Filing Date: May 20, 2002

According to the docket, the final settlement hearing was held on March 19, 2004. At the hearing, U.S. District Judge Kenneth A. Marra approved the class action settlement. The Court entered the Final Judgment and Order on March 22, 2004. All pending motions were denied as moot, and the case was closed.

By the Notice of Proposed Settlement, a proposed settlement has been reached by the plaintiffs and defendants. The proposed settlement creates a cash fund in the amount of $5,600,000.00, which will accrue interest pursuant to the provisions of §2.1 of the Stipulation until it is distributed to the Class. Based upon Lead Counsel's estimate of the number of shares entitled to participate in the Settlement, the average loss per share is $0.17 and the average distribution per share, should all eligible shares participate, would be approximately 10% of damages, or $0.017 per share, before deduction of Court approved fees and expenses. However, the actual recovery from this fund for each individual will depend on a number of variables, including the number of Claimants, the number of shares purchased, the expense of administering the claims process, and the timing of the purchases and sales, if any.
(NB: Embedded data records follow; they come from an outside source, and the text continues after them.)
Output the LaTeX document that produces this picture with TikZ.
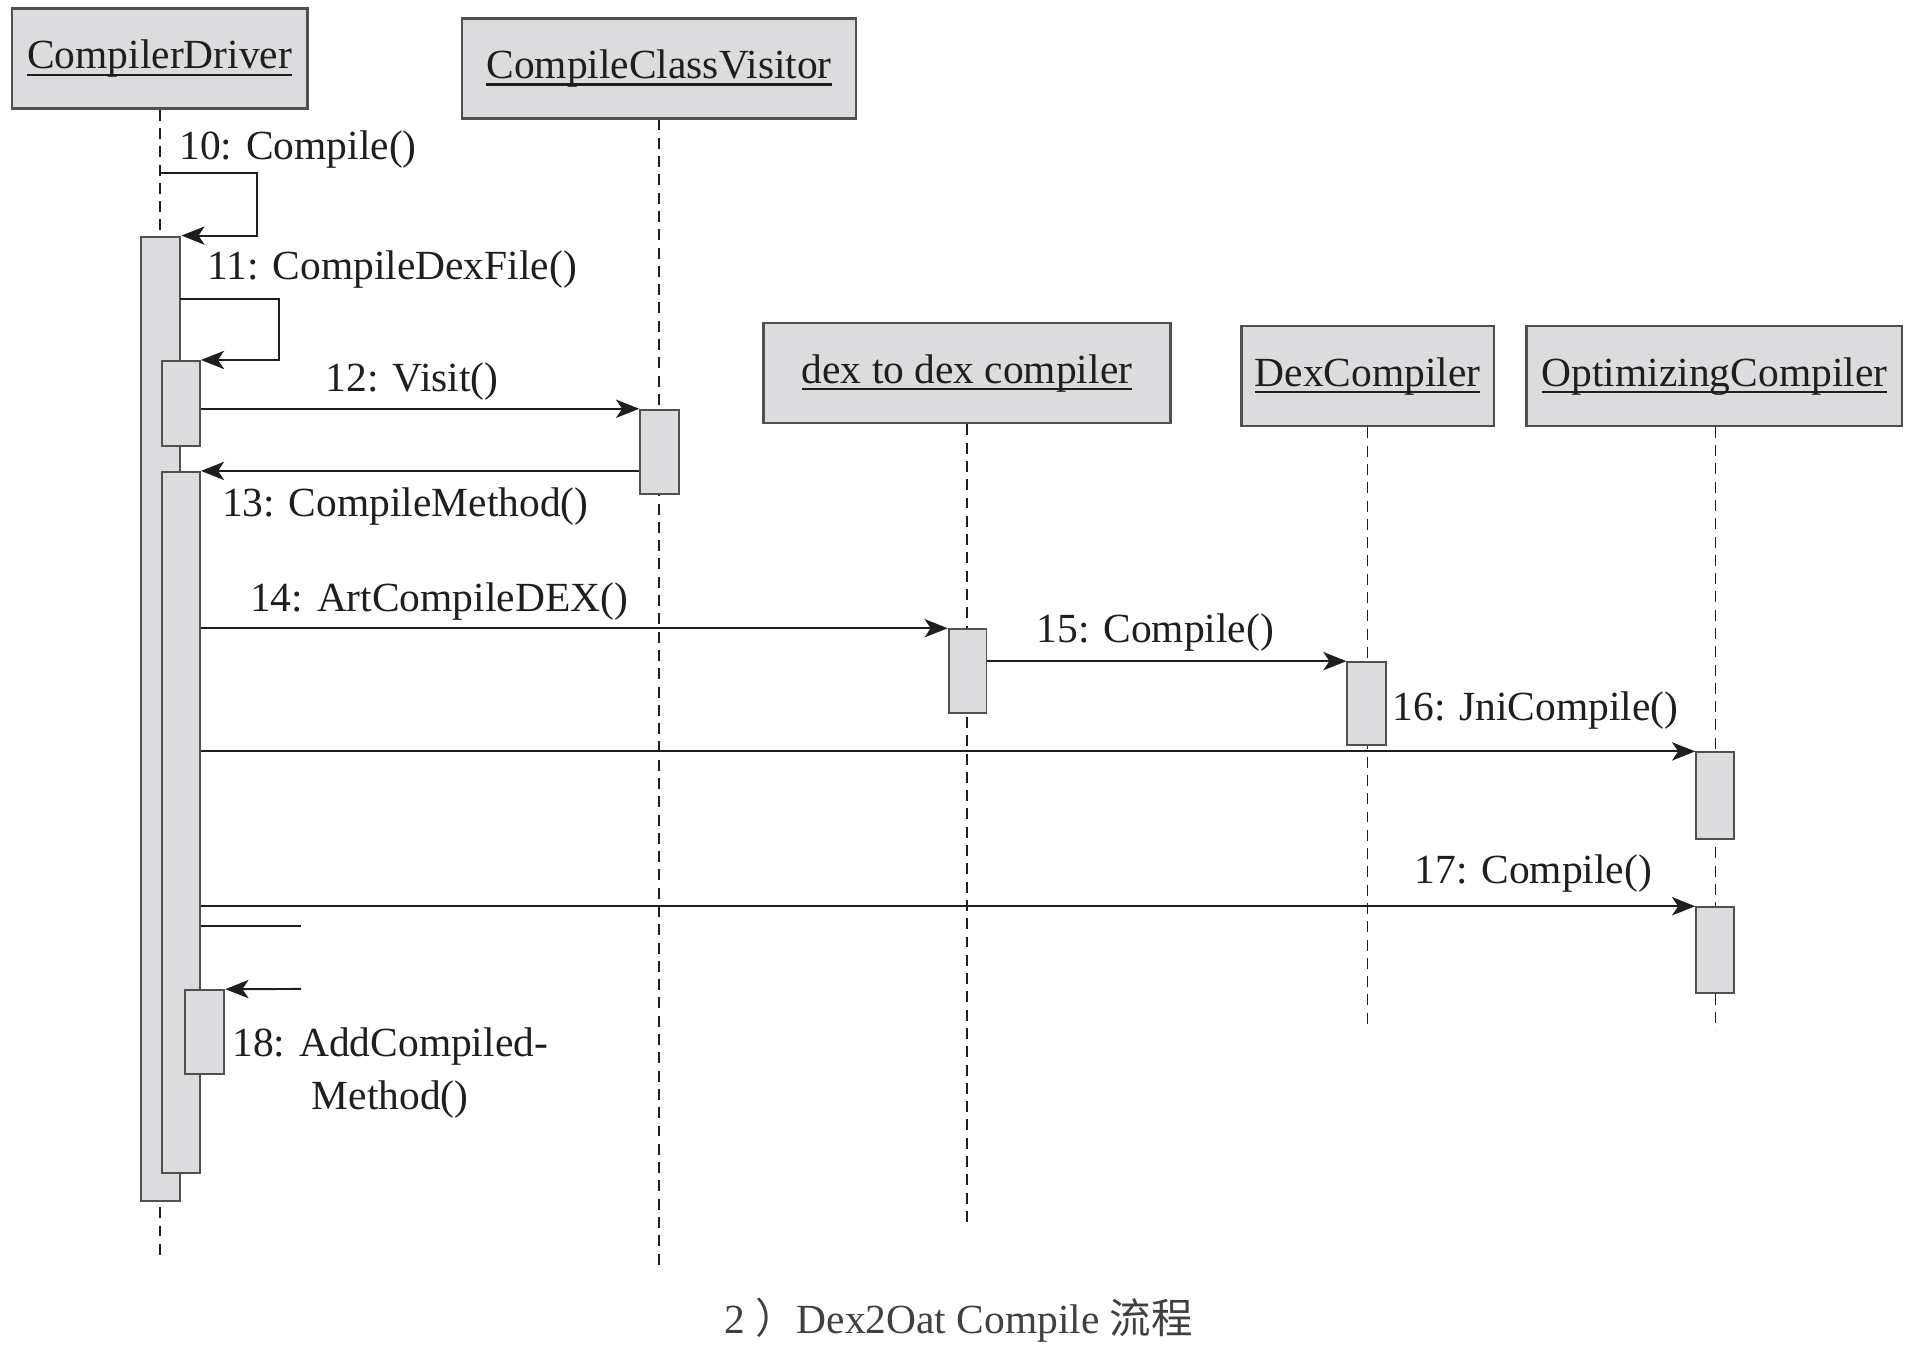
\documentclass[tikz,border=0pt]{standalone}
\usepackage{fontspec}
\setmainfont{Liberation Serif}
\newfontfamily\cjkfont{Noto Sans CJK SC}
\usetikzlibrary{arrows.meta}
\definecolor{boxfill}{RGB}{220,220,222}
\definecolor{boxdraw}{RGB}{80,80,80}
\definecolor{ink}{RGB}{30,30,30}
\newcommand{\hdul}[1]{\setbox0\hbox{#1}\leavevmode\rlap{\rule[-6pt]{\wd0}{1.8pt}}\box0}
\begin{document}
\begin{tikzpicture}[x=1pt,y=-1pt,
  font=\fontsize{34}{44}\selectfont,
  head/.style={draw=boxdraw, fill=boxfill, line width=2pt, minimum height=82pt, inner sep=0pt, text=ink},
  act/.style={draw=boxdraw, fill=boxfill, line width=1.6pt, minimum width=31pt, inner sep=0pt},
  life/.style={draw=ink, line width=1.3pt, dash pattern=on 9pt off 6pt},
  msg/.style={draw=ink, line width=1.6pt, -{Stealth[length=19pt,width=15pt,inset=5pt]}},
  plain/.style={draw=ink, line width=1.6pt},
  lbl/.style={inner sep=0pt, text=ink}
]
\useasboundingbox (0,0) rectangle (1568,1112);

% heads
\node[head, minimum width=242pt] (cd)  at (131,48)    {\hdul{CompilerDriver}};
\node[head, minimum width=323pt] (ccv) at (540.5,56)  {\hdul{CompileClassVisitor}};
\node[head, minimum width=334pt] (d2d) at (793,306)   {\hdul{dex to dex compiler}};
\node[head, minimum width=207pt] (dc)  at (1121.5,308.5) {\hdul{DexCompiler}};
\node[head, minimum width=308pt] (oc)  at (1406,308.5) {\hdul{OptimizingCompiler}};

% lifeline ends
\coordinate (cdend)  at (131,1030);
\coordinate (ccvend) at (541,1038);
\coordinate (d2dend) at (793,1005);
\coordinate (dcend)  at (1121,845);
\coordinate (ocend)  at (1407,845);

\draw[life] (cd.south)  -- (cdend);
\draw[life] (ccv.south) -- (ccv.south |- ccvend);
\draw[life] (d2d.south) -- (d2d.south |- d2dend);
\draw[life] (dc.south)  -- (dc.south |- dcend);
\draw[life] (1407,350) -- (ocend);

% activations
\node[act, minimum width=32pt, minimum height=791pt] (cdmain) at (132,589.5) {};
\node[act, minimum height=70pt]  (cdn1) at (148.5,331)   {};
\node[act, minimum height=575pt] (cdn2) at (148.5,674.5) {};
\node[act, minimum width=32pt, minimum height=69pt] (cdn3) at (168,846.5) {};
\node[act, minimum width=32pt, minimum height=69pt] (ccva) at (541,370.5) {};
\node[act, minimum height=69pt]  (d2da) at (793.5,550.5) {};
\node[act, minimum width=32pt, minimum height=68pt] (dca) at (1121,577) {};
\node[act, minimum height=71pt]  (oca1) at (1406.5,652.5) {};
\node[act, minimum height=70pt]  (oca2) at (1406.5,779) {};

% messages
\coordinate (l10a) at (131,142);
\coordinate (l10b) at (211,142);
\draw[msg] (l10a) -- (l10b) |- (cdmain.north east);
\coordinate (l11a) at (148,245);
\coordinate (l11b) at (229,245);
\draw[msg] (l11a) -- (l11b) |- (cdn1.north east);
\draw[msg] (cdn1.east |- ccva.north) -- (ccva.north west);
\draw[msg] (ccva.west |- cdn2.north) -- (cdn2.north east);
\draw[msg] (cdn2.east |- d2da.north) -- (d2da.north west);
\draw[msg] (d2da.east |- dca.north) -- (dca.north west);
\draw[msg] (cdn2.east |- oca1.north) -- (oca1.north west);
\draw[msg] (cdn2.east |- oca2.north) -- (oca2.north west);
\coordinate (l18a) at (247,759);
\coordinate (l18b) at (247,811);
\draw[plain] (cdn2.east |- l18a) -- (l18a);
\draw[msg] (l18b) -- (cdn3.north east);

% labels
\node[lbl, anchor=west] (t10) at (147,123) {10: Compile()};
\node[lbl, anchor=west] (t11) at (170,221) {11: CompileDexFile()};
\node[lbl] (t12) at (338,313) {12: Visit()};
\node[lbl, anchor=west] (t13) at (182,415) {13: CompileMethod()};
\node[lbl, anchor=west] (t14) at (205,493) {14: ArtCompileDEX()};
\node[lbl, anchor=west] (t15) at (850,519) {15: Compile()};
\node[lbl, anchor=west] (t16) at (1142,583) {16: JniCompile()};
\node[lbl, anchor=west] (t17) at (1160,716) {17: Compile()};
\node[lbl, align=center] (t18) at (320,880) {18: AddCompiled-\\Method()};

% caption
\node[lbl, text=ink!85] (cap) at (786,1083) {\fontsize{34}{40}\selectfont 2 {\cjkfont ）}Dex2Oat Compile {\cjkfont 流程}};
\end{tikzpicture}
\end{document}
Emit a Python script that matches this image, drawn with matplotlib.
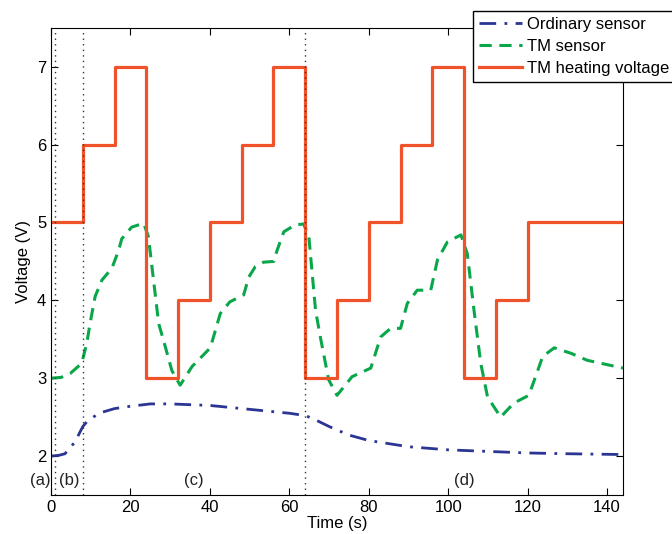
import matplotlib
matplotlib.use("Agg")
import matplotlib.pyplot as plt

plt.rcParams['font.family'] = ['Liberation Sans', 'DejaVu Sans']

# TM heating voltage (step levels, each held 8 s)
step_t = [0, 8, 16, 24, 32, 40, 48, 56, 64, 72, 80, 88, 96, 104, 112, 120, 144]
step_v = [5, 6, 7, 3, 4, 5, 6, 7, 3, 4, 5, 6, 7, 3, 4, 5, 5]

# TM sensor
tm_t = [0, 2.5, 4.8, 7.7, 9, 9.8, 11.1, 12.8, 15.3, 17, 17.8, 20.3, 23.3, 24.5, 25.8,
        27.1, 28.3, 30.4, 32.5, 35.5, 40.1, 42.6, 45, 48.5, 49.8, 51.4, 53.5, 56.1,
        56.9, 58.6, 61.5, 63.6, 64.9, 66.6, 67.8, 69.9, 72,
        75.8, 80.5, 83, 85.5, 88, 89.7, 92.2, 95.6, 97.3, 99.8, 103.2, 104.8, 106.5,
        108.2, 109.9, 113.2, 116.5, 120.3, 122, 123.8, 126.7, 130.9, 135, 142.2, 144]
tm_v = [3.0, 3.01, 3.06, 3.19, 3.45, 3.7, 4.05, 4.26, 4.41, 4.64, 4.79, 4.94, 4.99, 4.82, 4.26,
        3.7, 3.49, 3.1, 2.91, 3.15, 3.39, 3.83, 3.98, 4.07, 4.3, 4.43, 4.49, 4.5,
        4.64, 4.88, 4.97, 4.98, 4.82, 3.87, 3.53, 2.98, 2.78,
        3.02, 3.13, 3.53, 3.64, 3.64, 3.96, 4.13, 4.13, 4.52, 4.75, 4.84, 4.6, 3.87,
        3.19, 2.76, 2.5, 2.68, 2.78, 3.02, 3.28, 3.39, 3.32, 3.23, 3.15, 3.13]

# Ordinary sensor
ord_t = [0, 2, 3.5, 6, 8, 9, 12, 16, 20, 25, 30, 40, 50, 60, 64, 66, 70, 75, 80, 90,
         100, 110, 120, 130, 144]
ord_v = [2.0, 2.01, 2.03, 2.18, 2.38, 2.44, 2.55, 2.61, 2.64, 2.67, 2.67, 2.65, 2.6,
         2.55, 2.52, 2.48, 2.38, 2.27, 2.2, 2.12, 2.08, 2.06, 2.04, 2.03, 2.02]

marks = [1, 8, 64]
phase_labels = ['(a)', '(b)', '(c)', '(d)']
phase_x = [-2.6, 4.5, 36, 104]

fig = plt.figure(figsize=(6.72, 5.34), dpi=100)
ax = fig.add_axes([0.076, 0.073, 0.851, 0.875])

l1, = ax.plot(ord_t, ord_v, color='#2b3593', lw=2, dashes=(6, 3, 1, 3))
l2, = ax.plot(tm_t, tm_v, color='#0aa64a', lw=2.2, dashes=(4, 2.5))
l3, = ax.step(step_t, step_v, where='post', color='#f0522a', lw=2.3)

for m in marks:
    ax.axvline(m, color='#333333', lw=1, linestyle=(0, (1, 3)))

for lab, px in zip(phase_labels, phase_x):
    ax.text(px, 1.69, lab, ha='center', va='center', fontsize=12, color='#222222')

ax.set_xlim(0, 144)
ax.set_ylim(1.5, 7.5)
ax.set_xticks(range(0, 141, 20))
ax.set_yticks(range(2, 8))
ax.tick_params(direction='in', top=True, right=True, labelsize=12, length=5)
ax.set_xlabel('Time (s)', fontsize=12, labelpad=1)
ax.set_ylabel('Voltage (V)', fontsize=12)

fig.legend([l1, l2, l3], ['Ordinary sensor', 'TM sensor', 'TM heating voltage'],
           loc='upper left', bbox_to_anchor=(473 / 672, 1 - 11 / 534),
           fontsize=12, fancybox=False, edgecolor='black', framealpha=1,
           borderpad=0.35, labelspacing=0.42, handlelength=2.6, handletextpad=0.3,
           borderaxespad=0)

fig.savefig('out.png', dpi=100)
If the Settlement is approved by the Court, counsel for the Lead Plaintiffs will apply to the Court for attorneys' fees of no greater than 30% of the settlement proceeds (including any interest earned thereon) and reimbursement of out-of-pocket expenses not to exceed $150,000.00 both to be paid from the Settlement Fund. If the amount requested by counsel is approved by the Court, the average cost per share would be approximately $0.005.

As reported by the Company’s Form 10-K/A No. 3, for the fiscal year ended December 31, 2003, on May 20, 2002, a purported securities fraud class action was filed against the Company and one of the Company’s directors. In the following weeks, fourteen virtually identical complaints were consolidated into a single action, In re Applied Digital Solutions Litigation, which was filed in the United States District Court for the Southern District of Florida. In March 2003, the Company entered into a memorandum of understanding to settle the pending lawsuit.

The original Complaint alleges Applied Digital and certain of its officers and directors with violations of sections 10(b) and 20(a) of the Securities Exchange Act of 1934 and rule 10b-5 of the Securities and Exchange Commission. Among other things, plaintiff claims that defendants disseminated a series of materially false and misleading statements regarding the nature of Applied Digital's revenue recognition practices and the lack of proper accounting controls at certain of the Company's subsidiaries. The Complaint charges that defendants were in possession of materially adverse information about the Company's improper accounting practices but failed to disclose the information to investors for more than two years, causing Applied Digital's stock price to become artificially inflated, inflicting enormous damages on investors.